416 U.S. at 124, 94 S.Ct. at 1699.
In the instant case, the disciplinary procedures employed by the state do not have such an effect on any legitimate present interests of the class members. Furthermore, the threat of governmental action here, unlike in Super Tire, is “two steps removed from reality.” 416 U.S. at 123, 94 S.Ct. 1694. In Super Tire, once the workers went on strike, the reception of welfare assistance was automatic. Here, even if inmates commit a criminal offense, the state must still decide, in each case, if it is going to hold disciplinary as well as criminal proceedings.
Since this case involves governmental action, the question as to whether or not the issues here are “capable of repetition, yet evading review,” Southern Pacific Terminal Co. v.
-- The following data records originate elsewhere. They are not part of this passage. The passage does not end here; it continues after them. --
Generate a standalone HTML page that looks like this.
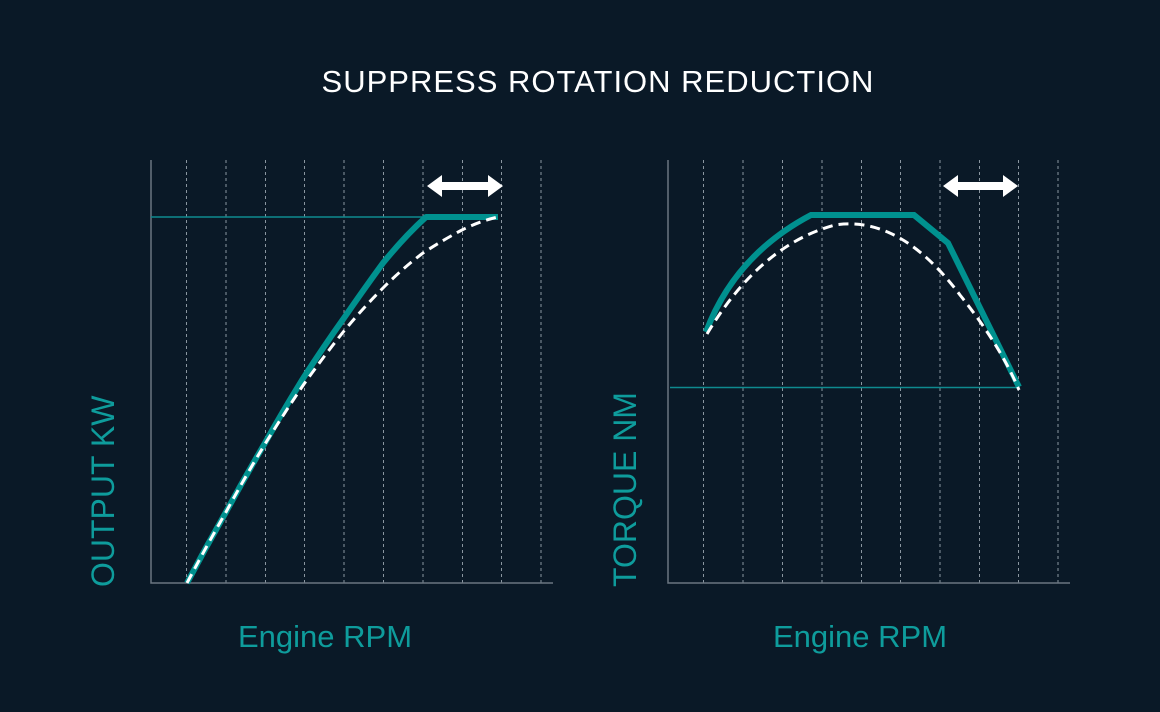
<!DOCTYPE html>
<html><head><style>
body{margin:0;background:#0a1927;}
svg{display:block}
</style></head><body>
<svg width="1160" height="712" viewBox="0 0 1160 712" xmlns="http://www.w3.org/2000/svg" font-family="Liberation Sans, sans-serif">
<rect width="1160" height="712" fill="#0a1927"/>
<text x="598" y="92" fill="#fff" font-size="31" text-anchor="middle" letter-spacing="1">SUPPRESS ROTATION REDUCTION</text>
<g stroke="#8a96a0" stroke-width="1" stroke-dasharray="3,3">
<path d="M186.5 160V583M226 160V583M265.5 160V583M304.5 160V583M344 160V583M383.5 160V583M423 160V583M462.5 160V583M501.5 160V583M541 160V583"/>
<path d="M703.5 160V583M743 160V583M782.5 160V583M822 160V583M861.5 160V583M900.5 160V583M940 160V583M979.5 160V583M1018.5 160V583M1058 160V583"/>
</g>
<g stroke="#6a7681" stroke-width="1.5" fill="none">
<path d="M151 160V583H553"/>
<path d="M668 160V583H1070"/>
</g>
<path d="M151 217H426" stroke="#0e8a8f" stroke-width="1.5"/>
<path d="M670 387.5H1018" stroke="#0e8a8f" stroke-width="1.5"/>
<path d="M187 583 Q206 547 226 512 Q245 477 265 443 Q284 409 304 377 Q324 346 344 318 Q364 289 383 263 Q405 236 426 217 H498" stroke="#00918f" stroke-width="6" fill="none" stroke-linejoin="round"/>
<path d="M187 583 Q206 547 226 512 Q245 477 265 444 Q285 412 304 384 Q324 356 344 331 Q363 308 383 288 Q403 268 423 253 Q443 240 462 230 Q480 221 498 217" stroke="#fff" stroke-width="3" fill="none" stroke-dasharray="10,6"/>
<path d="M706 332 Q735 255 811 215 H914 L948 243 L1019 387" stroke="#00918f" stroke-width="6" fill="none" stroke-linejoin="miter"/>
<path d="M707 334 Q760 245 835 225 Q900 215 960 295 Q1000 345 1019 390" stroke="#fff" stroke-width="3" fill="none" stroke-dasharray="10,6"/>
<g fill="#fff">
<path d="M427 186 L442 175 V182 H488 V175 L503 186 L488 197 V190 H442 V197 Z"/>
<path d="M943 186 L958 175 V182 H1003 V175 L1018 186 L1003 197 V190 H958 V197 Z"/>
</g>
<text transform="translate(114,587) rotate(-90)" fill="#0e9c9c" font-size="32">OUTPUT KW</text>
<text transform="translate(636,587) rotate(-90)" fill="#0e9c9c" font-size="32">TORQUE NM</text>
<text x="325" y="647" fill="#0e9c9c" font-size="31" text-anchor="middle">Engine RPM</text>
<text x="860" y="647" fill="#0e9c9c" font-size="31" text-anchor="middle">Engine RPM</text>
</svg>
</body></html>
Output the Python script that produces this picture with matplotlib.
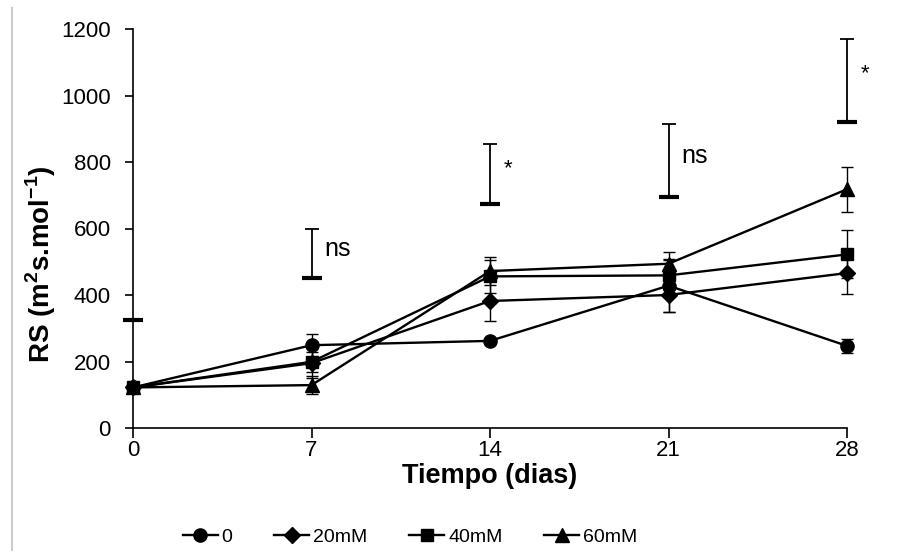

ICC, 219 U.S. 498, 515, 31 S.Ct. 279, 283, 55 L.Ed. 310 (1911), must be considered. Super Tire, 416 U.S. 115, 94 S.Ct. at 1694, 40 L.Ed. 2d 1; Roe v. Wade, 410 U.S. 113, 125, 93 S.Ct. 705, 35 L.Ed.2d 147 (1973). *815If this were found to be such a case, it could well be found to be “amenable to federal adjudication even though it might otherwise be considered moot.” DeFunis, 416 U.S. at 319, 94 S.Ct. at 1707. This is not such a case. As has been argued by petitioners, both in their brief of April 26, 1974, and at oral agreement, the situation where a prison inmate is subject to both criminal and disciplinary proceedings is not an uncommon one. The dropping of disciplinary proceedings in the present case certainly cannot be taken to mean that the state will follow this course in all future actions. It must be realized that it is in the interests of the state to have its disciplinary proceedings passed upon so that subsequent disciplinary hearings will not also be stayed. Moreover, due to the intricacies of three-judge court procedure, see Nieves v. Oswald, 477 F.2d 1109 (2d Cir. 1973), and the necessity for granting a rehearing, this case has taken an unusually long time to decide. It is likely, therefore, that future cases raising this issue will be ripe for decision much earlier than 2% years after the event in issue.
Because disciplinary hearings are no longer contemplated against any of the inmates involved in the Attica disturbances of September, 1971, we remand this case to the district court with the direction to enter an order dismissing the action as moot.

. The class designated by the district judge was composed of all those inmates who may be subject to disciplinary charges and criminal charges stemming from the Attica disturbance of September 9-13, 1971.